Gather every line that includes the word "script", please.

━━━ Input material ━━━

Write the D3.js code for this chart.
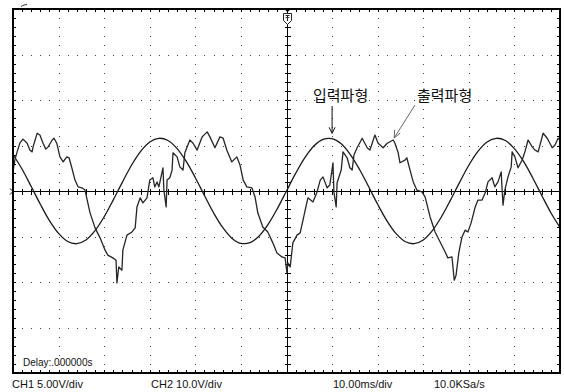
<!DOCTYPE html>
<html>
<head>
<meta charset="utf-8">
<script src="https://cdn.jsdelivr.net/npm/d3@7"></script>
<style>
  html, body { margin: 0; padding: 0; background: #fff; }
  svg { display: block; }
  .lbl { font-family: "Liberation Sans", Arial, sans-serif; fill: #111; }
  .kr { font-family: "Noto Sans CJK KR", sans-serif; fill: #111; }
</style>
</head>
<body>
<svg id="scope" width="564" height="392"></svg>
<script>
// Channel 1 (input): sample times in ms and voltages
const ch1Time = [-60,-58,-56,-54,-52,-50,-48,-46,-44,-42,-40,-38,-36,-34,-32,-30,-28,-26,-24,-22,-20,
  -18,-16,-14,-12,-10,-8,-6,-4,-2,0,2,4,6,8,10,12,14,16,18,20,22,24,26,28,30,32,34,36,38,40,42,44,46,
  48,50,52,54,56,58,60];
const ch1Volts = [4.01,2.39,0.49,-1.46,-3.25,-4.66,-5.55,-5.79,-5.38,-4.35,-2.83,-0.98,0.98,2.83,4.35,
  5.38,5.79,5.55,4.66,3.25,1.46,-0.49,-2.39,-4.01,-5.18,-5.75,-5.67,-4.94,-3.64,-1.93,0,1.93,3.64,4.94,
  5.67,5.75,5.18,4.01,2.39,0.49,-1.46,-3.25,-4.66,-5.55,-5.79,-5.38,-4.35,-2.83,-0.98,0.98,2.83,4.35,
  5.38,5.79,5.55,4.66,3.25,1.46,-0.49,-2.39,-4.01];

// Channel 2 (output): sample times in ms and voltages
const ch2Time = [-60.0,-59.6,-59.1,-58.5,-57.8,-56.9,-56.3,-55.8,-55.6,-54.7,-54.1,-53.4,-52.8,-52.3,
  -51.4,-51.0,-50.4,-49.7,-49.0,-48.2,-47.7,-47.1,-46.4,-45.7,-44.9,-44.2,-43.1,-42.0,-40.9,-39.8,-39.2,
  -38.1,-37.4,-37.2,-36.8,-36.1,-35.9,-35.0,-33.9,-33.2,-32.8,-32.1,-31.5,-30.6,-30.0,-29.3,-28.9,-28.4,
  -28.0,-27.1,-26.9,-26.4,-26.2,-25.6,-25.1,-24.9,-24.0,-23.4,-22.7,-22.3,-21.2,-20.5,-19.6,-18.5,-17.4,
  -16.8,-15.7,-14.6,-13.9,-13.1,-12.0,-10.9,-10.2,-9.5,-8.7,-7.6,-6.9,-6.3,-5.2,-4.1,-3.0,-2.1,-1.0,-0.3,
  0.1,0.3,0.8,1.4,2.3,3.0,4.1,4.7,5.8,6.7,7.4,8.0,8.9,9.5,10.2,10.4,10.9,11.1,12.0,12.4,13.3,13.9,14.4,
  14.8,15.5,16.6,17.7,18.3,19.4,20.1,21.2,22.1,23.4,23.8,24.5,24.9,26.0,26.4,27.1,27.8,28.6,29.7,30.4,
  31.5,32.6,33.7,34.8,35.4,36.3,36.8,37.2,37.8,38.5,39.2,39.8,40.5,41.4,42.0,42.9,43.6,44.2,45.1,45.7,
  46.4,47.1,47.3,47.5,47.9,48.6,49.3,49.5,50.1,50.8,51.7,52.3,53.0,53.9,54.5,55.2,56.3,57.2,58.3,58.9,
  59.6,60.0];
const ch2Volts = [4.2,6.8,8.6,10.5,11.4,10.5,9.0,8.6,9.7,12.7,12.3,10.5,9.2,9.7,
  11.2,11.6,10.5,7.5,6.4,7.5,7.3,5.1,2.4,0.9,0.7,0.2,-4.8,-8.1,-10.3,-13.0,-14.1,
  -14.7,-15.2,-20.2,-16.7,-17.4,-13.0,-9.7,-9.0,-8.1,-3.5,-1.5,-2.6,-1.5,2.4,2.9,0.9,2.0,
  0.9,5.1,0.2,-3.5,2.4,2.9,4.6,8.4,7.5,5.3,4.6,8.4,11.2,10.5,9.0,11.9,13.0,
  11.9,9.5,11.9,11.6,9.0,6.4,7.5,5.7,2.4,0.9,0.7,-1.3,-4.8,-7.9,-9.0,-11.4,-13.6,-14.5,-14.7,
  -18.0,-15.8,-16.7,-11.4,-9.7,-9.2,-4.2,-1.5,-2.4,-0.2,2.4,3.1,0.7,1.3,6.2,-0.2,-3.5,1.8,4.6,8.6,7.3,5.1,4.6,
  7.9,9.5,11.6,9.5,9.0,12.3,10.5,9.5,10.5,11.2,10.5,8.4,6.2,6.8,7.3,4.6,2.0,0.2,-0.2,-1.3,
  -5.7,-9.0,-11.2,-13.4,-14.7,-14.5,-19.6,-18.5,-13.6,-10.1,-8.6,-9.0,-7.0,-3.5,-2.0,-2.0,-0.4,2.0,2.9,0.9,
  2.0,4.2,0.2,-3.1,0.2,3.1,5.3,8.6,7.5,5.1,6.8,8.6,11.2,9.7,9.0,8.6,12.7,11.6,9.5,10.1,
  11.6,11.2];

// Instrument settings shown on the readout line
const readouts = ["CH1 5.00V/div", "CH2 10.0V/div", "10.00ms/div", "10.0KSa/s"];
const delayText = "Delay:.000000s";
const labels = ["입력파형", "출력파형"];
const ch1VoltsPerDiv = 5, ch2VoltsPerDiv = 10, msPerDiv = 10;

const svg = d3.select("#scope");
const X0 = 13, X1 = 560, Y0 = 9, Y1 = 373;
const x = d3.scaleLinear().domain([-6 * msPerDiv, 6 * msPerDiv]).range([X0, X1]);
const yDiv = d3.scaleLinear().domain([-4, 4]).range([Y1, Y0]);
const y1 = d3.scaleLinear().domain([-4 * ch1VoltsPerDiv, 4 * ch1VoltsPerDiv]).range([Y1, Y0]);
const y2 = d3.scaleLinear().domain([-4 * ch2VoltsPerDiv, 4 * ch2VoltsPerDiv]).range([Y1, Y0]);

const minorT = d3.range(-60, 60.001, 2);
const minorD = d3.range(-4, 4.001, 0.2);
const majorT = d3.range(-50, 51, 10).filter(d => d !== 0);
const majorD = [-3, -2, -1, 1, 2, 3];

// dotted graticule
const dots = svg.append("g").attr("fill", "#444");
majorD.forEach(d => {
  minorT.forEach(t => dots.append("rect").attr("x", Math.round(x(t))).attr("y", Math.round(yDiv(d)))
    .attr("width", 1).attr("height", 1));
});
majorT.forEach(t => {
  minorD.forEach(d => dots.append("rect").attr("x", Math.round(x(t))).attr("y", Math.round(yDiv(d)))
    .attr("width", 1).attr("height", 1));
});

// centre axes with minor ticks
const ax = svg.append("g").attr("stroke", "#000").attr("stroke-width", 1).attr("shape-rendering", "crispEdges");
const cx = Math.round(x(0)) + 0.5, cy = Math.round(yDiv(0)) + 0.5;
ax.append("line").attr("x1", X0).attr("x2", X1).attr("y1", cy).attr("y2", cy);
ax.append("line").attr("x1", cx).attr("x2", cx).attr("y1", Y0).attr("y2", Y1);
minorT.forEach(t => {
  const px = Math.round(x(t)) + 0.5;
  ax.append("line").attr("x1", px).attr("x2", px).attr("y1", cy - 3).attr("y2", cy + 3);
  ax.append("line").attr("x1", px).attr("x2", px).attr("y1", Y0).attr("y2", Y0 + 3);
  ax.append("line").attr("x1", px).attr("x2", px).attr("y1", Y1 - 3).attr("y2", Y1);
});
minorD.forEach(d => {
  const py = Math.round(yDiv(d)) + 0.5;
  ax.append("line").attr("x1", cx - 3).attr("x2", cx + 3).attr("y1", py).attr("y2", py);
  ax.append("line").attr("x1", X0).attr("x2", X0 + 3).attr("y1", py).attr("y2", py);
  ax.append("line").attr("x1", X1 - 3).attr("x2", X1).attr("y1", py).attr("y2", py);
});

// waveforms
const line1 = d3.line().x((d, i) => x(ch1Time[i])).y(d => y1(d)).curve(d3.curveCatmullRom);
const line2 = d3.line().x((d, i) => x(ch2Time[i])).y(d => y2(d));
svg.append("path").attr("d", line1(ch1Volts)).attr("fill", "none")
  .attr("stroke", "#1a1a1a").attr("stroke-width", 1.3);
svg.append("path").attr("d", line2(ch2Volts)).attr("fill", "none")
  .attr("stroke", "#262626").attr("stroke-width", 1.3).attr("stroke-linejoin", "round");

// frame
svg.append("rect").attr("x", X0).attr("y", Y0).attr("width", X1 - X0).attr("height", Y1 - Y0)
  .attr("fill", "none").attr("stroke", "#000").attr("stroke-width", 2);

// trigger position marker at the top and ground marker on the left
const mx = Math.round(x(0));
svg.append("path").attr("d", `M${mx - 3},9 L${mx + 4},9 L${mx + 0.5},12 Z`).attr("fill", "#000");
svg.append("path").attr("d", `M${mx - 3.5},13.5 H${mx + 4.5} V20.5 L${mx + 0.5},24.5 L${mx - 3.5},20.5 Z`)
  .attr("fill", "#fff").attr("stroke", "#222").attr("stroke-width", 1);
svg.append("path").attr("d", `M${mx - 1.5},15.5 H${mx + 2.5} M${mx + 0.5},15.5 V21`)
  .attr("stroke", "#222").attr("stroke-width", 1).attr("fill", "none");
svg.append("path").attr("d", `M${mx - 1.5},17.5 H${mx + 2.5}`).attr("stroke", "#222").attr("stroke-width", 0.8);
svg.append("path").attr("d", `M${X0 - 3},${cy - 3} L${X0},${cy} L${X0 - 3},${cy + 3}`)
  .attr("stroke", "#000").attr("fill", "none").attr("stroke-width", 1);
svg.append("path").attr("d", "M21,6.5 L24,5 L27,4.5").attr("stroke", "#333").attr("fill", "none").attr("stroke-width", 1);

// annotations
svg.append("text").attr("class", "kr").attr("x", 313).attr("y", 101).attr("font-size", 15).text(labels[0]);
svg.append("text").attr("class", "kr").attr("x", 417).attr("y", 101).attr("font-size", 15).text(labels[1]);
const peakT = 10;
const ax1 = x(peakT), ay1 = y1(d3.max(ch1Volts)) - 5;
svg.append("line").attr("x1", ax1).attr("x2", ax1).attr("y1", 106).attr("y2", ay1).attr("stroke", "#111");
svg.append("path").attr("d", `M${ax1 - 3},${ay1 - 6} L${ax1},${ay1} L${ax1 + 3},${ay1 - 6}`)
  .attr("stroke", "#111").attr("fill", "none");
const bx = x(23.4) + 1, by = y2(11.2) - 2;
svg.append("line").attr("x1", 415).attr("y1", 105).attr("x2", bx).attr("y2", by).attr("stroke", "#666");
svg.append("path").attr("d", `M${bx + 0.5},${by - 8} L${bx},${by} L${bx + 6},${by - 5}`)
  .attr("stroke", "#666").attr("fill", "none");

// readouts
svg.append("text").attr("class", "lbl").attr("x", 23).attr("y", 366).attr("font-size", 10).text(delayText);
const readX = [12, 151, 333, 434];
readouts.forEach((s, i) => svg.append("text").attr("class", "lbl").attr("x", readX[i]).attr("y", 388)
  .attr("font-size", 11).text(s));
</script>
</body>
</html>
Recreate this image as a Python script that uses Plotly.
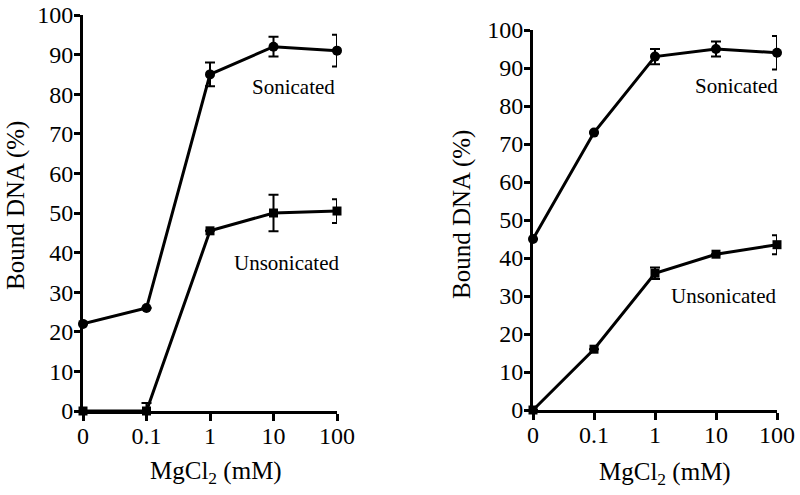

━━━

## Answer to the exercise
<script src="https://cdn.jsdelivr.net/npm/d3@7"></script>
<script>
</script>
Recreate this image as a Python script that uses Plotly.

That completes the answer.